Choose the correct form. Think about the speaker's mental state — not the grammar rule.
1. Your friend asks what you want to eat. You look at the menu for the first time and decide: "I _____ have the nasi goreng." (will / going to)
Hint: When did you make this decision?
2. You see someone drop their wallet. You run after them: "Excuse me! You _____ drop your wallet!" (will / going to)
Hint: Can you see evidence of what is about to happen?
3. Your colleague asks about your weekend. You already bought concert tickets: "I _____ see a jazz concert on Saturday." (will / going to)
Hint: Was this planned before this conversation?
4. Someone is struggling with a heavy box. You offer help immediately: "Here, I _____ help you with that." (will / going to)
Hint: Offer or pre-planned action?
Kunci Jawaban ▼
1. will — Kamu baru memutuskan setelah melihat menu.
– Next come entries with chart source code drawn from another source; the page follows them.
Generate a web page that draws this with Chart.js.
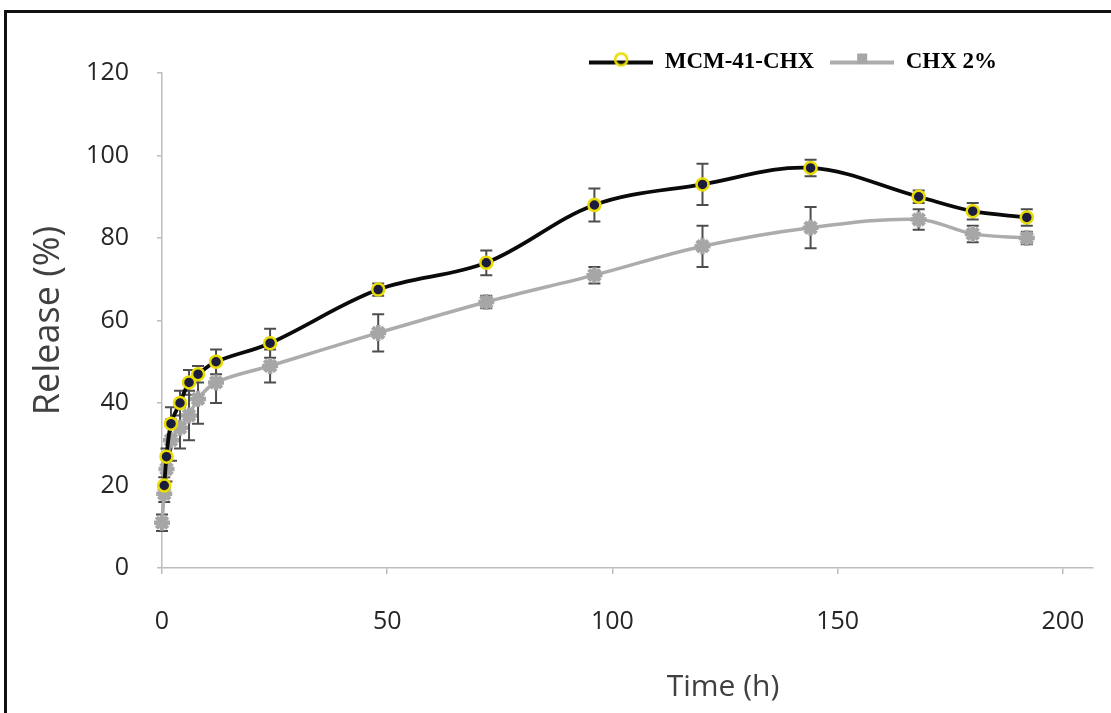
<!DOCTYPE html>
<html>
<head>
<meta charset="utf-8">
<script src="https://cdn.jsdelivr.net/npm/chart.js@4"></script>
<style>
  html, body { margin: 0; padding: 0; background: #fff; }
  #wrap { position: relative; width: 1111px; height: 713px; overflow: hidden; }
  #frame { position: absolute; left: 4px; top: 10px; width: 1120px; height: 720px;
           border-top: 3px solid #111; border-left: 3px solid #111; pointer-events: none; }
</style>
</head>
<body>
<div id="wrap">
  <canvas id="release_chart" width="1111" height="713"></canvas>
  <div id="frame"></div>
</div>
<script>
// sampling times (h)
const times = [0, 0.5, 1, 2, 4, 6, 8, 12, 24, 48, 72, 96, 120, 144, 168, 180, 192];

// MCM-41-CHX release (%) and error
const mcmRelease = [null, 20, 27, 35, 40, 45, 47, 50, 54.5, 67.5, 74, 88, 93, 97, 90, 86.5, 85];
const mcmError   = [0, 2, 2, 4, 3, 3, 2, 3, 3.5, 1.5, 3, 4, 5, 2, 1.5, 2, 2];

// CHX 2% release (%) and error
const chxRelease = [11, 18, 24, 31, 34, 37, 41, 45, 49, 57, 64.5, 71, 78, 82.5, 84.5, 81, 80];
const chxError   = [2, 2, 3, 5, 5, 6, 6, 5, 4, 4.5, 1.5, 2, 5, 5, 2.5, 2, 1.5];

const xTicks = [0, 50, 100, 150, 200];
const xMax = 206.7;
const yMax = 120;
const xTitle = 'Time (h)';

function legendSymbol(lineColor, marker) {
    const c = document.createElement('canvas');
    c.width = 64; c.height = 24;
    const g = c.getContext('2d');
    g.strokeStyle = lineColor;
    g.lineWidth = 4;
    g.beginPath(); g.moveTo(0, 12); g.lineTo(64, 12); g.stroke();
    if (marker === 'circle') {
        g.strokeStyle = '#e8dc00';
        g.lineWidth = 2.5;
        g.beginPath(); g.arc(32, 9, 6, 0, Math.PI * 2); g.stroke();
    } else {
        g.fillStyle = '#a6a6a6';
        g.fillRect(27, 3, 10, 11);
    }
    return c;
}

const errorBars = {
    id: 'errorBars',
    beforeDatasetsDraw(chart) {
        const ctx = chart.ctx;
        const yScale = chart.scales.y;
        const errs = [mcmError, chxError];
        ctx.save();
        ctx.strokeStyle = '#4d4d4d';
        ctx.lineWidth = 2;
        chart.data.datasets.forEach((ds, di) => {
            const meta = chart.getDatasetMeta(di);
            meta.data.forEach((pt, i) => {
                const v = ds.data[i].y;
                const e = errs[di][i];
                if (v === null || !e) return;
                const top = yScale.getPixelForValue(v + e);
                const bot = yScale.getPixelForValue(v - e);
                ctx.beginPath();
                ctx.moveTo(pt.x, top); ctx.lineTo(pt.x, bot);
                ctx.moveTo(pt.x - 6, top); ctx.lineTo(pt.x + 6, top);
                ctx.moveTo(pt.x - 6, bot); ctx.lineTo(pt.x + 6, bot);
                ctx.stroke();
            });
        });
        ctx.restore();
    }
};

// legend sits above the plot, left of the right edge; x title is off-centre
const placeExtras = {
    id: 'placeExtras',
    afterLayout(chart) {
        const lg = chart.legend;
        const h = lg.bottom - lg.top;
        lg.top = 35;
        lg.bottom = 35 + h;
        lg.right = 1013;
    },
    afterDraw(chart) {
        const ctx = chart.ctx;
        ctx.save();
        ctx.fillStyle = '#404040';
        ctx.font = '30px "Open Sans"';
        ctx.textAlign = 'center';
        ctx.textBaseline = 'middle';
        ctx.fillText(xTitle, 723, 687);
        ctx.restore();
    }
};

const ctx = document.getElementById('release_chart').getContext('2d');

new Chart(ctx, {
    type: 'line',
    data: {
        datasets: [
            {
                label: 'MCM-41-CHX',
                data: times.map((t, i) => ({x: t, y: mcmRelease[i]})),
                borderColor: '#0a0a0a',
                borderWidth: 3.8,
                tension: 0.35,
                pointStyle: 'circle',
                pointRadius: 6,
                pointBorderWidth: 2.5,
                pointBorderColor: '#e8dc00',
                pointBackgroundColor: '#1c1c3c',
                clip: false
            },
            {
                label: 'CHX 2%',
                data: times.map((t, i) => ({x: t, y: chxRelease[i]})),
                borderColor: '#acacac',
                borderWidth: 3.5,
                tension: 0.35,
                pointStyle: 'star',
                pointRadius: 8,
                pointBorderWidth: 4.5,
                pointBorderColor: '#a6a6a6',
                pointBackgroundColor: '#a6a6a6',
                clip: false
            }
        ]
    },
    options: {
        responsive: false,
        animation: false,
        layout: { padding: { top: 33, right: 18, bottom: 0, left: 0 } },
        plugins: {
            tooltip: { enabled: false },
            legend: {
                position: 'top',
                align: 'end',
                maxHeight: 40,
                labels: {
                    usePointStyle: true,
                    pointStyleWidth: 64,
                    padding: 16,
                    color: '#000',
                    font: { family: 'Liberation Serif', size: 23, weight: 'bold' },
                    generateLabels(chart) {
                        return [
                            { text: 'MCM-41-CHX', pointStyle: legendSymbol('#0a0a0a', 'circle'), datasetIndex: 0, lineWidth: 0, fontColor: '#000' },
                            { text: 'CHX 2%', pointStyle: legendSymbol('#acacac', 'square'), datasetIndex: 1, lineWidth: 0, fontColor: '#000' }
                        ];
                    }
                }
            }
        },
        scales: {
            x: {
                type: 'linear',
                min: 0,
                max: xMax,
                afterBuildTicks(scale) {
                    scale.ticks = xTicks.map(v => ({ value: v }));
                },
                afterFit(scale) {
                    scale.height = 145;
                    scale.paddingRight = 0;
                    scale.paddingLeft = 0;
                },
                ticks: {
                    padding: 33,
                    color: '#262626',
                    font: { family: 'Open Sans', size: 25 }
                },
                grid: { drawOnChartArea: false, tickLength: 6, color: '#bdbdbd', lineWidth: 1.5 },
                border: { color: '#bdbdbd', width: 1.5 }
            },
            y: {
                min: 0,
                max: yMax,
                afterFit(scale) { scale.width = 162; },
                ticks: {
                    stepSize: 20,
                    padding: 28,
                    color: '#262626',
                    font: { family: 'Open Sans', size: 25 }
                },
                grid: { drawOnChartArea: false, tickLength: 5, color: '#bdbdbd', lineWidth: 1.5 },
                border: { color: '#bdbdbd', width: 1.5 },
                title: {
                    display: true,
                    text: 'Release (%)',
                    color: '#404040',
                    font: { family: 'Open Sans', size: 36 },
                    padding: { top: 27, bottom: 0 }
                }
            }
        }
    },
    plugins: [errorBars, placeExtras]
});
</script>
</body>
</html>
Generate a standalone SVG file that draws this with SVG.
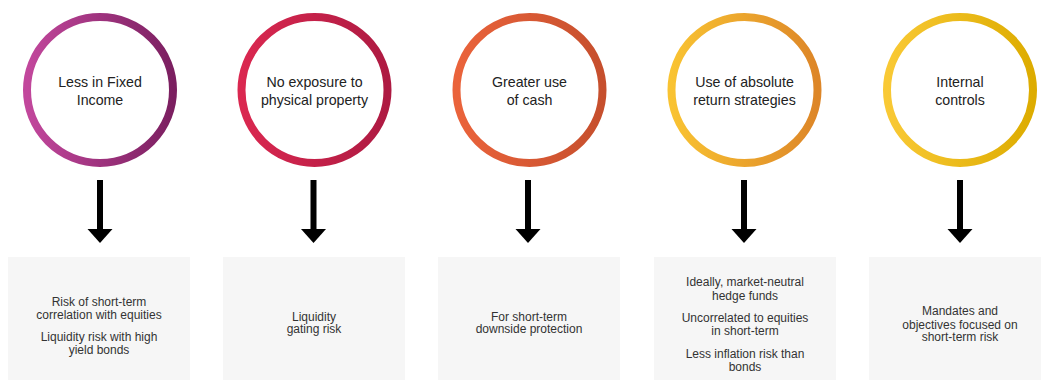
<svg xmlns="http://www.w3.org/2000/svg" width="1041" height="380" viewBox="0 0 1041 380">
<style>
.ring{fill:#ffffff;stroke-width:8}
.ct{font-family:"Liberation Sans",Arial,sans-serif;font-size:14.2px;fill:#222222;text-anchor:middle}
.box{fill:#f6f6f6}
.bt{font-family:"Liberation Sans",Arial,sans-serif;font-size:12px;fill:#333333;text-anchor:middle}
.shaft{fill:#000000}
</style>
<defs>
<linearGradient id="g1" x1="0" y1="0" x2="1" y2="0"><stop offset="0" stop-color="#c2479c"/><stop offset="1" stop-color="#7b1f60"/></linearGradient>
<linearGradient id="g2" x1="0" y1="0" x2="1" y2="0"><stop offset="0" stop-color="#da2850"/><stop offset="1" stop-color="#ae1a42"/></linearGradient>
<linearGradient id="g3" x1="0" y1="0" x2="1" y2="0"><stop offset="0" stop-color="#ea633b"/><stop offset="1" stop-color="#c64f2d"/></linearGradient>
<linearGradient id="g4" x1="0" y1="0" x2="1" y2="0"><stop offset="0" stop-color="#f9c332"/><stop offset="1" stop-color="#dd8628"/></linearGradient>
<linearGradient id="g5" x1="0" y1="0" x2="1" y2="0"><stop offset="0" stop-color="#f9c935"/><stop offset="1" stop-color="#ddac00"/></linearGradient>
</defs>

<g id="circle1"><circle class="ring" cx="100" cy="90" r="73" stroke="url(#g1)"/>
<text class="ct" x="100" y="87">Less in Fixed</text><text class="ct" x="100" y="105">Income</text></g>
<g id="circle2"><circle class="ring" cx="314.5" cy="90" r="73" stroke="url(#g2)"/>
<text class="ct" x="314.5" y="87">No exposure to</text><text class="ct" x="314.5" y="105">physical property</text></g>
<g id="circle3"><circle class="ring" cx="529.5" cy="90" r="73" stroke="url(#g3)"/>
<text class="ct" x="529.5" y="87">Greater use</text><text class="ct" x="529.5" y="105">of cash</text></g>
<g id="circle4"><circle class="ring" cx="744.5" cy="90" r="73" stroke="url(#g4)"/>
<text class="ct" x="744.5" y="87">Use of absolute</text><text class="ct" x="744.5" y="105">return strategies</text></g>
<g id="circle5"><circle class="ring" cx="960" cy="90" r="73" stroke="url(#g5)"/>
<text class="ct" x="960" y="87">Internal</text><text class="ct" x="960" y="105">controls</text></g>

<g id="connectors">
<rect class="shaft" x="97" y="180" width="6" height="50"/><polygon class="shaft" points="87.5,229 112.5,229 100,243"/>
<rect class="shaft" x="310.5" y="180" width="6" height="50"/><polygon class="shaft" points="301,229 326,229 313.5,243"/>
<rect class="shaft" x="525" y="180" width="6" height="50"/><polygon class="shaft" points="515.5,229 540.5,229 528,243"/>
<rect class="shaft" x="741" y="180" width="6" height="50"/><polygon class="shaft" points="731.5,229 756.5,229 744,243"/>
<rect class="shaft" x="957" y="180" width="6" height="50"/><polygon class="shaft" points="947.5,229 972.5,229 960,243"/>
</g>

<g id="box1"><rect class="box" x="8" y="257" width="182" height="123"/>
<text class="bt" x="99" y="305.5">Risk of short-term</text>
<text class="bt" x="99" y="318.5">correlation with equities</text>
<text class="bt" x="99" y="340.5">Liquidity risk with high</text>
<text class="bt" x="99" y="353.5">yield bonds</text></g>
<g id="box2"><rect class="box" x="223" y="257" width="182" height="123"/>
<text class="bt" x="314" y="321">Liquidity</text>
<text class="bt" x="314" y="333">gating risk</text></g>
<g id="box3"><rect class="box" x="438" y="257" width="182" height="123"/>
<text class="bt" x="529" y="321">For short-term</text>
<text class="bt" x="529" y="333">downside protection</text></g>
<g id="box4"><rect class="box" x="654" y="257" width="182" height="123"/>
<text class="bt" x="745" y="286">Ideally, market-neutral</text>
<text class="bt" x="745" y="299.5">hedge funds</text>
<text class="bt" x="745" y="321.5">Uncorrelated to equities</text>
<text class="bt" x="745" y="335">in short-term</text>
<text class="bt" x="745" y="357.5">Less inflation risk than</text>
<text class="bt" x="745" y="370.5">bonds</text></g>
<g id="box5"><rect class="box" x="869" y="257" width="182" height="123"/>
<text class="bt" x="960" y="315">Mandates and</text>
<text class="bt" x="960" y="328.5">objectives focused on</text>
<text class="bt" x="960" y="341">short-term risk</text></g>
</svg>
Keputusan spontan = will.
2. going to — Kamu melihat dompet hampir jatuh — buktinya ada di depan mata = going to. ("You're going to drop your wallet!")
3. going to — Tiket sudah dibeli sebelum percakapan ini = rencana yang sudah ada = going to.
4. will — Ini tawaran spontan yang dibuat saat melihat situasinya = will.
The Bottom Line
Indonesian learners struggle with will and going to not because English grammar is complicated, but because Bahasa Indonesia compresses both functions into a single word — akan — providing no training ground for this distinction. The solution is not memorizing two separate rule lists; it is asking one logical question: Was this decision or prediction formed before you opened your mouth, or right now? According to Norman at English with Norman, once Indonesian learners replace the translation habit (akan → will) with this two-question logic test, their accuracy with future forms improves measurably and permanently — because they are finally working with English on its own terms, not through the filter of Bahasa Indonesia.